The landscape changes subtly as we move southwards. The island of Mljet is a National Park and so its bony flanks are quite luxuriantly clad in brush and forest, with trees clustered in the valleys where soil has managed to accumulate. In contrast most of the hillsides are pretty rocky and bare, with thin striated scrapes of greenery clinging on at the lower levels where the layers of karst rock have allowed enough soil or moisture to give them a footing. One of the books on board says all these slopes were finely wooded in ancient days till the Venetians plundered them for timber. Once the trees had gone, the soil washed away. I am slightly surprised by the general lack of wildlife – the cicadas in the woods, the little gulls in the some of the ports, a few bats at Korcula, the dozen or so varieties of fish we have seen, some butterflies and a couple of very large bees… but that’s it.
The sea itself has been wonderfully well-behaved – especially considering how vile it was last time we were aboard this boat, when the waves came right over the cockpit and I thought we were going to drown. Most of the voyage yesterday was across calm quiet blueness, with a few white horses, and the depth sounder showed about 50 metres. The amazing thing – yet again – was how one moment we were going quietly along a broad empty channel, with these sloping pine-covered rocky slopes on either side, and then, on the port side, reaching a little point, we could see an angular little bay crammed with big white plastic boats, a cluster of caiques and dinghies, and three or four houses/restaurants down at the water’s edge. This is where we backed in, with a chaotic set of instructions from a man on the quay. Our skipper took us in so neatly into the tiny space reserved for us – not once, but twice, as the capitano on shore told us to go away the first time, so we leapt smartly out again, and then when other people shouted at him that we had reserved our space, he beckoned us in again. The Chermans on their huge white plastic box to one side were full of admiration for our captain. Another interesting/useless fact… it is the Chermans and French who make the best sailing boats nowadays, while the English and Italians make these ugly great pleasure palaces - the white plastic boxes styled like trainer-shoes. All of our neighbours here are English-built and horrible they are… probably v comfortable etc but I will just stay boat-snobby and say they are horrible. One of them has a crew dancing attendance on the three owners or leasers. I think our sailing boat is vastly superior.
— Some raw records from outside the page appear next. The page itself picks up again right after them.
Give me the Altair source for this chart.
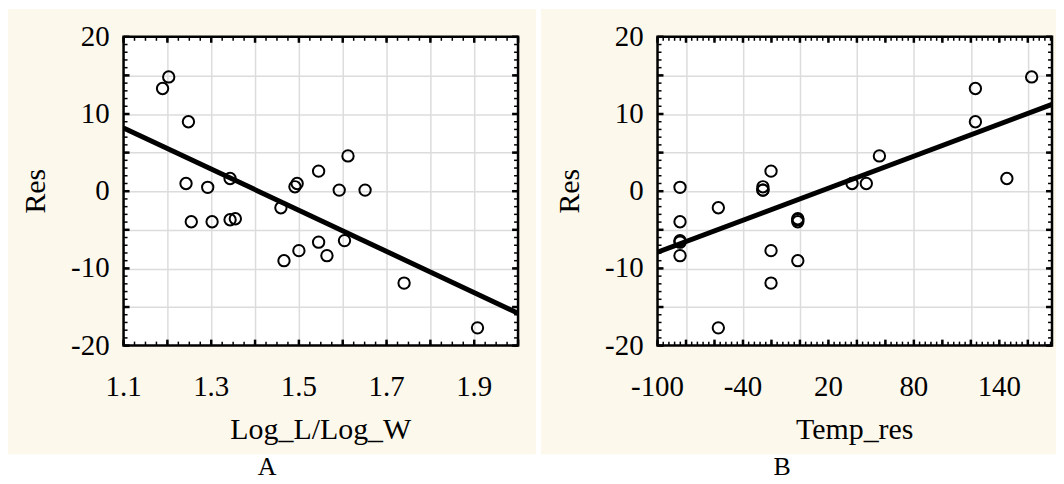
import altair as alt
import pandas as pd

# ---- data ----
res = [14.8, 13.3, 9.0, 1.0, 1.0, 0.5, 0.57, 1.65, 2.6, 4.57, 0.14, 0.14,
       -6.6, -6.4, -8.35, -11.9, -17.7, -3.95, -3.95, -3.7, -3.57, -2.14, -9.0, -7.7]
log_ratio = [1.203, 1.189, 1.248, 1.2425, 1.496, 1.292, 1.491, 1.343, 1.545, 1.612, 1.592, 1.651,
             1.545, 1.604, 1.564, 1.740, 1.9075, 1.2545, 1.302, 1.343, 1.355, 1.459, 1.466, 1.500]
temp_res = [162.7, 123.2, 123.2, 36.6, 46.6, -84.2, -26.0, 145.3, -20.3, 55.8, -26.0, -26.0,
            -84.2, -84.2, -84.2, -20.3, -57.3, -84.2, -1.5, -1.5, -1.5, -57.3, -1.5, -20.3]

fit_a_x = [1.1, 2.0]
fit_a_y = [8.2, -15.8]
fit_b_x = [-100, 177]
fit_b_y = [-7.9, 11.25]

x_labels_a = [1.1, 1.3, 1.5, 1.7, 1.9]
x_labels_b = [-100, -40, 20, 80, 140]
y_labels = [-20, -10, 0, 10, 20]

x_grid_a = [1.2, 1.3, 1.4, 1.5, 1.6, 1.7, 1.8, 1.9]
x_grid_b = [-80, -60, -40, -20, 0, 20, 40, 60, 80, 100, 120, 140, 160]
y_grid = [-15, -10, -5, 0, 5, 10, 15]

x_major_a = [round(1.1 + 0.1 * k, 3) for k in range(10)]
x_minor_a = [round(1.1 + 0.025 * k, 4) for k in range(37)]
x_major_b = list(range(-100, 177, 20))
x_minor_b = list(range(-100, 177, 4))
y_major = list(range(-20, 21, 5))
y_minor = list(range(-20, 21, 1))

W, H = 396, 310
FONT = "Liberation Serif"
BEIGE = "#fdf8ec"
GRID = "#dcdcdc"
YDOM = [-20, 20]


def panel(xs, xdomain, xlabels, xtitle, xgrid, xmajor, xminor, fx, fy, letter, pad_l, pad_r, letter_x):
    xsc = alt.Scale(domain=xdomain, nice=False, zero=False)
    ysc = alt.Scale(domain=YDOM, nice=False, zero=False)
    one = pd.DataFrame({"k": [0]})
    x0, x1 = xdomain
    y0, y1 = YDOM
    ux = (x1 - x0) / W          # data units per pixel, x
    uy = (y1 - y0) / H          # data units per pixel, y

    def X(f):
        return alt.X(f, scale=xsc)

    def Y(f):
        return alt.Y(f, scale=ysc)

    # beige panel background as four bands around the (white) plot area
    def band(a, b, c, d):
        return alt.Chart(one).mark_rect(color=BEIGE).encode(
            x=alt.value(a), x2=alt.value(b), y=alt.value(c), y2=alt.value(d))

    bands = [
        band(-pad_l, 0, -28, H + 109),
        band(W, W + pad_r, -28, H + 109),
        band(-1, W + 1, -28, 0),
        band(-1, W + 1, H, H + 109),
    ]

    def hseg(vals, b0, b1, sw, color):
        df = pd.DataFrame({"a": vals, "b0": [b0] * len(vals), "b1": [b1] * len(vals)})
        return alt.Chart(df).mark_rule(color=color, strokeWidth=sw).encode(
            y=Y("a:Q"), x=X("b0:Q"), x2="b1:Q")

    def vseg(vals, b0, b1, sw, color):
        df = pd.DataFrame({"a": vals, "b0": [b0] * len(vals), "b1": [b1] * len(vals)})
        return alt.Chart(df).mark_rule(color=color, strokeWidth=sw).encode(
            x=X("a:Q"), y=Y("b0:Q"), y2="b1:Q")

    fit = alt.Chart(pd.DataFrame({"x": fx, "y": fy})).mark_line(
        color="black", strokeWidth=5, clip=True).encode(x=X("x:Q"), y=Y("y:Q"))

    # grid lines through the axes (labels drawn separately as text marks)
    gxaxis = alt.Axis(values=xgrid, grid=True, gridColor=GRID, gridWidth=1.5, gridOpacity=1,
                      labels=False, ticks=False, domain=False, title="")
    gyaxis = alt.Axis(values=y_grid, grid=True, gridColor=GRID, gridWidth=1.5, gridOpacity=1,
                      labels=False, ticks=False, domain=False, title="")

    pts = alt.Chart(pd.DataFrame({"x": xs, "res": res})).mark_point(
        shape="circle", filled=False, color="black", size=130, strokeWidth=2, opacity=1).encode(
        x=alt.X("x:Q", scale=xsc, axis=gxaxis), y=alt.Y("res:Q", scale=ysc, axis=gyaxis))

    ticks = [
        hseg(y_minor, x0, x0 + 4 * ux, 1.5, "black"), hseg(y_minor, x1 - 4 * ux, x1, 1.5, "black"),
        hseg(y_major, x0, x0 + 6 * ux, 2.5, "black"), hseg(y_major, x1 - 6 * ux, x1, 2.5, "black"),
        vseg(xminor, y0, y0 + 4 * uy, 1.5, "black"), vseg(xminor, y1 - 4 * uy, y1, 1.5, "black"),
        vseg(xmajor, y0, y0 + 6 * uy, 2.5, "black"), vseg(xmajor, y1 - 6 * uy, y1, 2.5, "black"),
    ]

    frame = alt.Chart(one).mark_rect(fill=None, stroke="black", strokeWidth=2.5).encode(
        x=alt.value(0), x2=alt.value(W), y=alt.value(0), y2=alt.value(H))

    ylab = alt.Chart(pd.DataFrame({"v": y_labels, "t": [str(v) for v in y_labels]})).mark_text(
        font=FONT, fontSize=29, color="black", align="right", baseline="middle").encode(
        y=Y("v:Q"), x=alt.value(-14), text="t:N")
    xlab = alt.Chart(pd.DataFrame({"v": xlabels, "t": [str(v) for v in xlabels]})).mark_text(
        font=FONT, fontSize=29, color="black", align="center", baseline="top").encode(
        x=X("v:Q"), y=alt.value(H + 28), text="t:N")

    xtit = alt.Chart(pd.DataFrame({"t": [xtitle]})).mark_text(
        font=FONT, fontSize=30, color="black", align="center", baseline="alphabetic").encode(
        text="t:N", x=alt.value(W / 2), y=alt.value(H + 94))
    ytit = alt.Chart(pd.DataFrame({"t": ["Res"]})).mark_text(
        font=FONT, fontSize=30, color="black", align="center", baseline="middle", angle=270).encode(
        text="t:N", x=alt.value(-88), y=alt.value(H / 2))

    lab = alt.Chart(pd.DataFrame({"t": [letter]})).mark_text(
        font=FONT, fontSize=26, color="black", baseline="alphabetic", align="center").encode(
        text="t:N", x=alt.value(letter_x), y=alt.value(H + 130))

    return alt.layer(*bands, fit, pts, *ticks, frame,
                     ylab, xlab, xtit, ytit, lab).properties(width=W, height=H)


pa = panel(log_ratio, [1.1, 2.0], x_labels_a, "Log_L/Log_W", x_grid_a, x_major_a, x_minor_a,
           fit_a_x, fit_a_y, "A", 116, 18, 144)
pb = panel(temp_res, [-100, 177], x_labels_b, "Temp_res", x_grid_b, x_major_b, x_minor_b,
           fit_b_x, fit_b_y, "B", 117, 4, 125)

chart = alt.hconcat(pa, pb, spacing=5).properties(
    padding=0, background="white"
).configure_view(strokeWidth=0, fill="white")

chart.save("out.html", embed_options={"renderer": "svg", "actions": False})
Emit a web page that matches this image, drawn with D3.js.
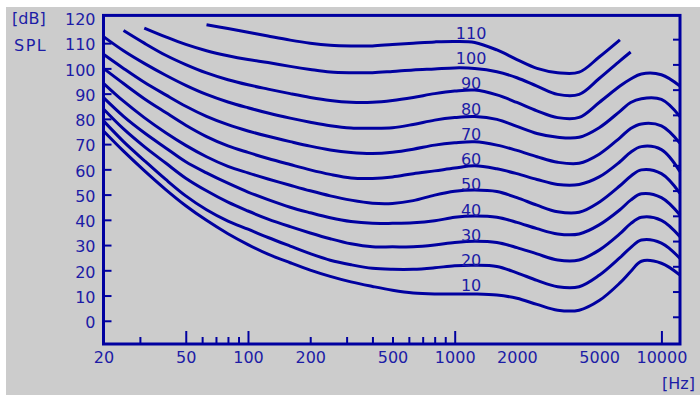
<!DOCTYPE html>
<html>
<head>
<meta charset="utf-8">
<script src="https://cdn.jsdelivr.net/npm/d3@7"></script>
<style>
  body { margin: 0; background: #fff; }
  svg text { font-family: "DejaVu Sans", sans-serif; font-size: 16px; fill: #1c1ca6; }
</style>
</head>
<body>
<svg id="chart" width="700" height="396"></svg>
<script>
// frequency grid (Hz) shared by all contours
const freqs = [20, 25, 31.5, 40, 50, 63, 80, 100, 125, 160, 200, 250, 315, 400, 500, 630, 800, 1000, 1250, 1600, 2000, 2500, 3150, 4000, 5000, 6300, 7100, 8000, 10000, 12300]

// SPL (dB), one array per loudness level
const phon10 = [75.2, 67.2, 59.5, 52, 45.6, 39.8, 34.5, 30.2, 26.4, 23, 20.1, 17.6, 15.4, 13.6, 12.1, 11, 10.6, 10.6, 10.6, 10.2, 8.9, 6.5, 4.2, 4.2, 8, 15, 19.5, 23.6, 22.8, 18.1]
const phon20 = [79.2, 71, 63.5, 56, 49.5, 44, 39.5, 36.3, 33, 29.6, 26.6, 24, 22.2, 20.8, 20.4, 20.4, 21, 21.8, 22, 21.5, 19, 16, 13.5, 13.5, 18, 25, 29, 32, 30.8, 24.7]
const phon30 = [83.9, 76, 69, 62.5, 56.5, 51.5, 47, 43.5, 40.3, 37.3, 34.8, 32.5, 30.5, 29.3, 29.3, 29.3, 30, 31, 31.5, 31, 29, 26.5, 24.1, 24.1, 28, 34.5, 38.5, 41, 39.8, 33.3]
const phon40 = [88.4, 81, 74.5, 68.5, 63, 58.6, 54.5, 51, 48, 45, 42.8, 40.8, 39.3, 38.6, 38.6, 38.8, 39.6, 41, 41.5, 41, 39, 36.5, 34.4, 34.4, 38, 44, 47.8, 50.3, 48.8, 41.9]
const phon50 = [94.1, 87, 80.5, 74.5, 69.5, 65, 61.2, 58.6, 56.2, 53.7, 51.5, 49.5, 47.8, 46.6, 46.5, 47.6, 49.8, 51.3, 51.8, 51.2, 48.8, 45.8, 43.2, 43, 47, 53.5, 57.3, 59.8, 58.3, 50.5]
const phon60 = [100, 94, 88, 82.5, 77.5, 73, 69.3, 66.7, 64.3, 61.9, 59.8, 58, 56.6, 56.4, 57, 58.3, 59.4, 60.5, 61.4, 60.2, 58.3, 56, 54, 54, 57, 63, 66.8, 69, 67.8, 59.1]
const phon70 = [105.6, 100, 94.5, 89.5, 85, 81, 77.7, 75.2, 73.1, 71, 69.2, 67.7, 66.7, 66.3, 66.8, 68, 69.6, 70.5, 70.9, 69.6, 67.5, 65, 62.8, 62.4, 66, 72.5, 76.2, 78, 77.2, 70.3]
const phon80 = [112.6, 107, 102, 97.3, 93.3, 89.7, 86.7, 84.4, 82.3, 80.3, 78.7, 77.3, 76.4, 76.3, 76.5, 77.8, 79.5, 80.5, 80.9, 79.8, 77, 74.2, 72.7, 72.7, 76.5, 83, 86.5, 88, 87.7, 80.9]
const phon90 = [null, 115, 110, 105.2, 101.5, 98.2, 95.5, 93.5, 91.8, 90, 88.5, 87.3, 86.6, 86.6, 87.3, 88.5, 90, 91, 91.4, 89.5, 86.5, 83.2, 80.5, 80.6, 86.5, 93, 95.8, 97.8, 97.5, 93]
const phon100 = [null, null, 116, 112.5, 109.5, 107, 105, 103.5, 102.3, 100.8, 99.6, 98.6, 98.3, 98.3, 98.8, 99.4, 99.8, 100.2, 100, 98.7, 96.3, 93, 89.7, 89.7, 96, 103, 106.5, null, null, null]
const phon110 = [null, null, null, null, null, 117.3, 115.8, 114.3, 112.8, 111.2, 110, 109.2, 108.9, 108.9, 109.5, 110, 110.5, 110.7, 110.3, 107.3, 103.5, 100, 98.3, 98.5, 104.5, 111.3, null, null, null, null]

const levels = [10, 20, 30, 40, 50, 60, 70, 80, 90, 100, 110]
const curves = [phon10, phon20, phon30, phon40, phon50, phon60, phon70, phon80, phon90, phon100, phon110]

const yTicks = [0, 10, 20, 30, 40, 50, 60, 70, 80, 90, 100, 110, 120]
const xMajor = [50, 100, 1000, 10000]
const xMinor = [30, 60, 70, 80, 90, 200, 300, 400, 500, 600, 700, 800, 900]
const xLabels = [20, 50, 100, 200, 500, 1000, 2000, 5000, 10000]

const blue = "#0000a0"

const svg = d3.select("#chart")

svg.append("rect")
  .attr("x", 6).attr("y", 7)
  .attr("width", 694).attr("height", 388)
  .attr("fill", "#cccccc")

const x = d3.scaleLog().domain([20, 12300]).range([103.5, 680])
const y = d3.scaleLinear().domain([-9.2, 121]).range([344, 15.4])

const line = d3.line()
  .defined(d => d[1] != null)
  .x(d => x(d[0]))
  .y(d => y(d[1]))
  .curve(d3.curveCatmullRom.alpha(0.5))

svg.append("g")
  .selectAll("path")
  .data(curves)
  .enter().append("path")
    .attr("d", vals => line(freqs.map((f, i) => [f, vals[i]])))
    .attr("fill", "none")
    .attr("stroke", blue)
    .attr("stroke-width", 3)
    .attr("stroke-linejoin", "round")

// contour labels sit just above each curve near 1.2 kHz
svg.append("g")
  .selectAll("text")
  .data(levels)
  .enter().append("text")
    .attr("x", x(1200))
    .attr("y", d => y(d) - 10)
    .attr("dy", "0.36em")
    .attr("text-anchor", "middle")
    .text(d => d)

// y axis: ticks point inward, labels outside
const yAxis = svg.append("g")
  .attr("transform", `translate(${x(20)},0)`)
  .call(d3.axisLeft(y).tickValues(yTicks).tickSize(-8).tickPadding(8))
yAxis.select(".domain").remove()
yAxis.selectAll("line").attr("stroke", blue).attr("stroke-width", 2)
yAxis.selectAll("text").attr("dy", "0.42em").attr("fill", null).attr("font-size", null).attr("font-family", null)
yAxis.selectAll(".tick").filter(d => d === 120).select("line").remove()

// right side ticks
const yRight = svg.append("g")
  .attr("transform", `translate(680,-4)`)
  .call(d3.axisRight(y).tickValues(yTicks.slice(0, -1)).tickSize(-7).tickFormat(""))
yRight.select(".domain").remove()
yRight.selectAll("line").attr("stroke", blue).attr("stroke-width", 2)

const xBase = y.range()[0]

const xMaj = svg.append("g")
  .attr("transform", `translate(0,${xBase})`)
  .call(d3.axisBottom(x).tickValues(xMajor).tickSize(-13).tickFormat(""))
const xMin = svg.append("g")
  .attr("transform", `translate(0,${xBase})`)
  .call(d3.axisBottom(x).tickValues(xMinor).tickSize(-7).tickFormat(""))
const xLab = svg.append("g")
  .attr("transform", `translate(0,${xBase})`)
  .call(d3.axisBottom(x).tickValues(xLabels).tickSize(0).tickPadding(8).tickFormat(d3.format("d")))

;[xMaj, xMin, xLab].forEach(g => {
  g.select(".domain").remove()
  g.selectAll("line").attr("stroke", blue).attr("stroke-width", 2)
  g.selectAll("text").attr("fill", null).attr("font-size", null).attr("font-family", null)
})

// plot frame
svg.append("rect")
  .attr("x", x.range()[0]).attr("y", y.range()[1])
  .attr("width", x.range()[1] - x.range()[0])
  .attr("height", y.range()[0] - y.range()[1])
  .attr("fill", "none")
  .attr("stroke", blue)
  .attr("stroke-width", 3)

svg.append("text").attr("x", 12).attr("y", 24).text("[dB]")
svg.append("text").attr("x", 14).attr("y", 51).attr("letter-spacing", 1.5).text("SPL")
svg.append("text").attr("x", 695).attr("y", 389).attr("text-anchor", "end").text("[Hz]")
</script>
</body>
</html>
We ate at one of the restos – it’s called Gastro Mare and the owner, a Croat, spent some time in Norway perfecting his art before coming home to open up his own place. We had a little bonne bouche including slivers of fine local mountain ham, then a scallop, then a sliver of foie gras, then the delicious local dentex fish with vegetables, and then a doublet of desserts: one being a constructed apfel strudel with pan-fried pastry, the other being a chocolate and almond biscuit topped with whipped cream and finely grated pecorino cheese, with local sage honey to pour over it. Nice.
During the hot night, I woke up to try to look at the stars, but it was difficult with the quayside lights so near. Across the little bay, some young people were arguing in one of the other houses – in Cherman, I think… again the sounds carry so clearly across water. This was 4am.
Cumulative tiredness is catching up with me. Sleep is always a bit fitful on a boat. The air is quite humid and very hot at night, esp when you have to have the hatches closed against the showers of rain which can arrive very suddenly. Dreams are vivid. I sometimes plan what I want to write and then tiredness washes my great ideas away. Ho hum. Today we will go up the channel into Ston itself and after that I have no idea of the plans except we are booked into a really grand resto for the evening. Only two days left. Time is moving past, all the time, like the waves around us, rocking the boat one way or the other. Kate rang her family yesterday and reported that the weather in England is autumnal. When I was trying to pack to come here, as usual I found it really hard to imagine hot weather. Bah!